Seoul's unification ministry, which handles affairs between the two countries, said operations at the industrial park, located just a few miles inside North Korea, would resume some time after a trial run starting on Monday.

The Koreas also plan reunions this month of families divided by the Korean War, and last week restored a military communications channel at the border.

The agreement comes after a development last month when, after seven rounds of talks, one of which ended in a scuffle, the Koreas agreed they would work toward opening the factory park.

The complex in North Korea's third-largest city, Kaesong, was the last remaining symbol of inter-Korean co-operation until Pyongyang pulled its 53,000 workers.

The unification ministry said in a statement that South Korean companies operating at Kaesong would be exempt from paying taxes imposed for operations this year.

The two Koreas also plan to hold an international investors' information session at Kaesong in October in a bid to attract foreign companies to the park, the statement said. Chief SouthKorean delegate Kim Kiwoong said the two Koreas hope to begin providing internet and mobile phone connections to the park this year and would hold more talks on that.
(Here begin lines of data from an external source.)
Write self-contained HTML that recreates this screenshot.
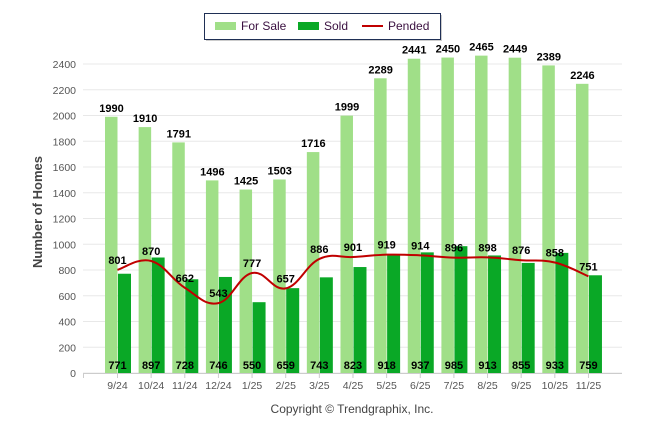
<!DOCTYPE html>
<html><head><meta charset="utf-8"><style>
body{margin:0;background:#fff;width:646px;height:434px;overflow:hidden;font-family:"Liberation Sans",Arial,sans-serif}
svg{display:block}
</style></head><body>
<svg id="chart" width="646" height="434" xmlns="http://www.w3.org/2000/svg"></svg>
<script>
const categories=["9/24","10/24","11/24","12/24","1/25","2/25","3/25","4/25","5/25","6/25","7/25","8/25","9/25","10/25","11/25"];
const forSale=[1990,1910,1791,1496,1425,1503,1716,1999,2289,2441,2450,2465,2449,2389,2246];
const sold=[771,897,728,746,550,659,743,823,918,937,985,913,855,933,759];
const pended=[801,870,662,543,777,657,886,901,919,914,896,898,876,858,751];
const yTicks=[0,200,400,600,800,1000,1200,1400,1600,1800,2000,2200,2400];

const svg=document.getElementById('chart');
const NS='http://www.w3.org/2000/svg';
function mk(tag,attrs,parent){const e=document.createElementNS(NS,tag);for(const k in attrs)e.setAttribute(k,attrs[k]);(parent||svg).appendChild(e);return e;}
const y0=373,yTop=64,vTop=2400;
function yScale(v){return y0-(v/vTop)*(y0-yTop);}
function xScale(i){return 117.5+33.64*i;}

// grid + y labels
yTicks.forEach(t=>{
  const g=mk('line',{x1:83,x2:622,y1:yScale(t),y2:yScale(t),stroke:'#e8e8e8','stroke-width':1});
  
  
  const l=mk('text',{x:76,y:yScale(t)+4,'text-anchor':'end','font-size':'10.5',fill:'#555'});
  l.textContent=t;
  
  
});
const ax=mk('line',{x1:83,x2:622,y1:y0+0.5,y2:y0+0.5,stroke:'#ccc'});


mk('line',{x1:83.5,x2:83.5,y1:y0,y2:y0+5,stroke:'#ccc'});

const yt=mk('text',{x:0,y:0,transform:'translate(42,212) rotate(-90)','text-anchor':'middle','font-size':'13','font-weight':'bold',fill:'#444'});
yt.textContent='Number of Homes';



categories.forEach((c,i)=>{
  const cx=xScale(i);
  mk('line',{x1:cx,x2:cx,y1:y0,y2:y0+5,stroke:'#ccc'});
  const b1=mk('rect',{x:cx-12.5,y:yScale(forSale[i]),width:12.5,height:y0-yScale(forSale[i]),fill:'#a0df88'});
  
  
  const b2=mk('rect',{x:cx+0.5,y:yScale(sold[i]),width:13,height:y0-yScale(sold[i]),fill:'#0aa826'});
  
  
  const tl=mk('text',{x:cx,y:389,'text-anchor':'middle','font-size':'10.5',fill:'#555'});
  tl.textContent=c;
  
  
});

// pended smooth line
const pts=pended.map((v,i)=>[xScale(i),yScale(v)]);
let d='M'+pts[0][0]+','+pts[0][1];
for(let i=0;i<pts.length-1;i++){
  const p0=pts[Math.max(0,i-1)],p1=pts[i],p2=pts[i+1],p3=pts[Math.min(pts.length-1,i+2)];
  const t=0.2;
  const c1=[p1[0]+(p2[0]-p0[0])*t,p1[1]+(p2[1]-p0[1])*t];
  const c2=[p2[0]-(p3[0]-p1[0])*t,p2[1]-(p3[1]-p1[1])*t];
  d+=' C'+c1+' '+c2+' '+p2;
}
const pl=mk('path',{d:d,fill:'none',stroke:'#c00000','stroke-width':2});



// value labels
categories.forEach((c,i)=>{
  const cx=xScale(i);
  const a=mk('text',{x:cx-6,y:yScale(forSale[i])-5,'text-anchor':'middle','font-size':'11','font-weight':'bold',fill:'#000'});
  a.textContent=forSale[i];
  
  
  const b=mk('text',{x:cx,y:369,'text-anchor':'middle','font-size':'11','font-weight':'bold',fill:'#000'});
  b.textContent=sold[i];
  
  
  const p=mk('text',{x:cx,y:yScale(pended[i])-6,'text-anchor':'middle','font-size':'11','font-weight':'bold',fill:'#000'});
  p.textContent=pended[i];
  
  
});

// legend
const lg=mk('g',{});


mk('rect',{x:206,y:15,width:236,height:26,fill:'#999',opacity:0.5},lg);
mk('rect',{x:204.5,y:13.5,width:236,height:26,fill:'#fff',stroke:'#1f2f55','stroke-width':1},lg);
const leg=[["For Sale",215,'rect','#a0df88'],["Sold",298,'rect','#0aa826'],["Pended",362,'line','#c00000']];
leg.forEach(e=>{
  const g=mk('g',{},lg);
  
  
  if(e[2]==='rect')mk('rect',{x:e[1],y:22,width:21,height:8,fill:e[3]},g);
  else mk('line',{x1:e[1],x2:e[1]+21,y1:26,y2:26,stroke:e[3],'stroke-width':2},g);
  const t=mk('text',{x:e[1]+26,y:30,'font-size':'12',fill:'#3a1040'},g);
  t.textContent=e[0];
});

const cp=mk('text',{x:352,y:413,'text-anchor':'middle','font-size':'12',fill:'#444'});
cp.textContent='Copyright © Trendgraphix, Inc.';


</script>
</body></html>
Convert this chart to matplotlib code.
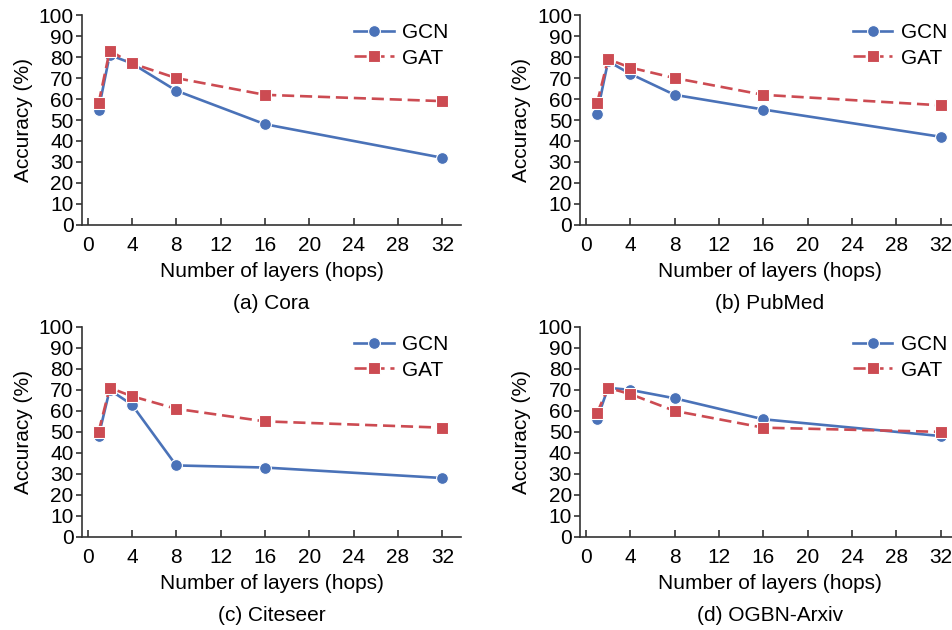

North Korea's state media later confirmed work would restart at Kaesong.

While tensions are easing now, North Korea, citing a routine military drill between the US and South Korea, along with UN sanctions over its February nuclear test, unleashed an outburst of threatening rhetoric in March and April.

The industrial park combined South Korean initiative, capital and technology with cheap North Korean labour. It was also a rare source of hard currency for North Korea, though the impoverished country chafed at suggestions that it needed the money Kaesong generated.

North Korea is estimated to have received $80 million (£50 million) in workers' salaries last year, an average of $127 (£80) a month per person, paid in US currency, according to the unification ministry in Seoul.

The shutdown has also been hard on the South Korean entrepreneurs who invested up to 10 years and millions of pounds in Kaesong and were forced to wait, their assembly lines idle, while the governments negotiated. Many felt they had invested too much to abandon their factory investments or the cheap North Korean labour.

Kaesong hosted small and medium-sized, labour-intensive industries, often clothing and electronics companies. The number of South Korean companies swelled to more than 120. Last year, the factories produced goods worth $470 million (£300 million).

The decade-old industrial park had survived previous periods of tension, including attacks blamed on Pyongyang that killed 50 South Koreans in 2010, and the shutdown of other big co-operation projects. By the end of 2012, South Korean companies had produced $2 billion (£1.2 billion) of goods in the previous eight years.